┌────────

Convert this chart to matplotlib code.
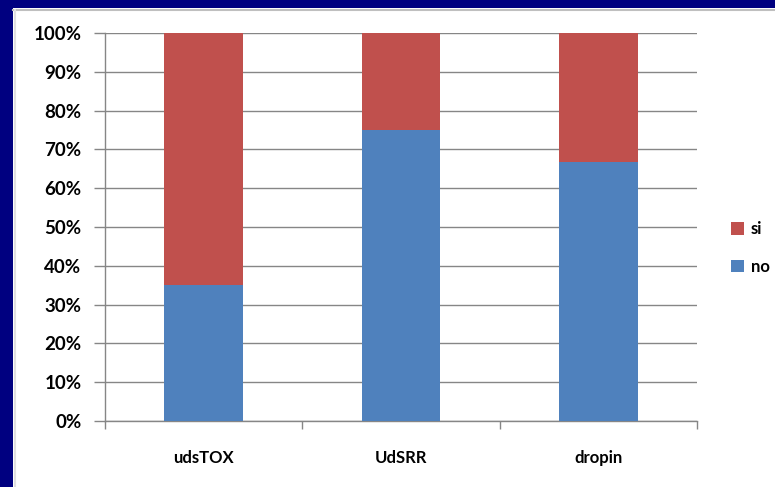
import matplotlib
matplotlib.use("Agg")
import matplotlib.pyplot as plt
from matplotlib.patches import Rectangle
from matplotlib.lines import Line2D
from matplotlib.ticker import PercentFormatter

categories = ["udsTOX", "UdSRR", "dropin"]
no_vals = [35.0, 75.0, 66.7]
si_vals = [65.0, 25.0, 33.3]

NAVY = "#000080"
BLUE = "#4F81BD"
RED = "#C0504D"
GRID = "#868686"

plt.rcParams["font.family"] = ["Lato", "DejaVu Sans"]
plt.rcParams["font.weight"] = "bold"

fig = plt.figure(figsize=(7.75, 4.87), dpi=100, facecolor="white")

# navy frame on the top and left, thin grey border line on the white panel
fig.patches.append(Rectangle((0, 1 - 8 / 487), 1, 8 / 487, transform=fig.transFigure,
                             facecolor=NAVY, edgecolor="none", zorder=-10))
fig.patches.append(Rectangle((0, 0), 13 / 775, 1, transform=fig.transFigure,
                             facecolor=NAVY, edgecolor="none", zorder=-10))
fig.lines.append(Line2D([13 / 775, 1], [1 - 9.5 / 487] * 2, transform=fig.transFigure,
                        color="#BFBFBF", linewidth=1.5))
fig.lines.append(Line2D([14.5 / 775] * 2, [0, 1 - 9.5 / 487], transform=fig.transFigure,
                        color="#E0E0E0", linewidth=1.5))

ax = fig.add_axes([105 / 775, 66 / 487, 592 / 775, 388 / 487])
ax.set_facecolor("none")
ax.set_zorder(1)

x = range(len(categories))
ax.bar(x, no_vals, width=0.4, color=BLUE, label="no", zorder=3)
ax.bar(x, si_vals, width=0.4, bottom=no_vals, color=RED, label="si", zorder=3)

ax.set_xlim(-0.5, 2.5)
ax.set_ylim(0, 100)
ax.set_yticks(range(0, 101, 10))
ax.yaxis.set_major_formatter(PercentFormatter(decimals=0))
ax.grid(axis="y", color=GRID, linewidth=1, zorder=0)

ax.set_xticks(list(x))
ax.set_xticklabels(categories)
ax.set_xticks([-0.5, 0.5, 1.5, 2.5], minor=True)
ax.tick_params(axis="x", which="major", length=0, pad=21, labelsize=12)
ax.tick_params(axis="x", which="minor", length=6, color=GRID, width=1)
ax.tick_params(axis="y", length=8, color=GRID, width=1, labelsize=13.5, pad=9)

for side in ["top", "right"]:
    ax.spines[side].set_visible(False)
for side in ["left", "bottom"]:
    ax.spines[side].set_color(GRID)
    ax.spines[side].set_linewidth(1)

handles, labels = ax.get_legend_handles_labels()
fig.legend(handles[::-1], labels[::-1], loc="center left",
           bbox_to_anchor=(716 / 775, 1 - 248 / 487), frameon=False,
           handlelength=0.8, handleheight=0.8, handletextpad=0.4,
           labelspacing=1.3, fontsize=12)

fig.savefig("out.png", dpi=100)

└────────

Job —
Skip the images and write out the rest of the listing exactly.

The response —
Convert this chart to matplotlib code.
import matplotlib
matplotlib.use("Agg")
import matplotlib.pyplot as plt
from matplotlib.patches import Rectangle
from matplotlib.lines import Line2D
from matplotlib.ticker import PercentFormatter

categories = ["udsTOX", "UdSRR", "dropin"]
no_vals = [35.0, 75.0, 66.7]
si_vals = [65.0, 25.0, 33.3]

NAVY = "#000080"
BLUE = "#4F81BD"
RED = "#C0504D"
GRID = "#868686"

plt.rcParams["font.family"] = ["Lato", "DejaVu Sans"]
plt.rcParams["font.weight"] = "bold"

fig = plt.figure(figsize=(7.75, 4.87), dpi=100, facecolor="white")

# navy frame on the top and left, thin grey border line on the white panel
fig.patches.append(Rectangle((0, 1 - 8 / 487), 1, 8 / 487, transform=fig.transFigure,
                             facecolor=NAVY, edgecolor="none", zorder=-10))
fig.patches.append(Rectangle((0, 0), 13 / 775, 1, transform=fig.transFigure,
                             facecolor=NAVY, edgecolor="none", zorder=-10))
fig.lines.append(Line2D([13 / 775, 1], [1 - 9.5 / 487] * 2, transform=fig.transFigure,
                        color="#BFBFBF", linewidth=1.5))
fig.lines.append(Line2D([14.5 / 775] * 2, [0, 1 - 9.5 / 487], transform=fig.transFigure,
                        color="#E0E0E0", linewidth=1.5))

ax = fig.add_axes([105 / 775, 66 / 487, 592 / 775, 388 / 487])
ax.set_facecolor("none")
ax.set_zorder(1)

x = range(len(categories))
ax.bar(x, no_vals, width=0.4, color=BLUE, label="no", zorder=3)
ax.bar(x, si_vals, width=0.4, bottom=no_vals, color=RED, label="si", zorder=3)

ax.set_xlim(-0.5, 2.5)
ax.set_ylim(0, 100)
ax.set_yticks(range(0, 101, 10))
ax.yaxis.set_major_formatter(PercentFormatter(decimals=0))
ax.grid(axis="y", color=GRID, linewidth=1, zorder=0)

ax.set_xticks(list(x))
ax.set_xticklabels(categories)
ax.set_xticks([-0.5, 0.5, 1.5, 2.5], minor=True)
ax.tick_params(axis="x", which="major", length=0, pad=21, labelsize=12)
ax.tick_params(axis="x", which="minor", length=6, color=GRID, width=1)
ax.tick_params(axis="y", length=8, color=GRID, width=1, labelsize=13.5, pad=9)

for side in ["top", "right"]:
    ax.spines[side].set_visible(False)
for side in ["left", "bottom"]:
    ax.spines[side].set_color(GRID)
    ax.spines[side].set_linewidth(1)

handles, labels = ax.get_legend_handles_labels()
fig.legend(handles[::-1], labels[::-1], loc="center left",
           bbox_to_anchor=(716 / 775, 1 - 248 / 487), frameon=False,
           handlelength=0.8, handleheight=0.8, handletextpad=0.4,
           labelspacing=1.3, fontsize=12)

fig.savefig("out.png", dpi=100)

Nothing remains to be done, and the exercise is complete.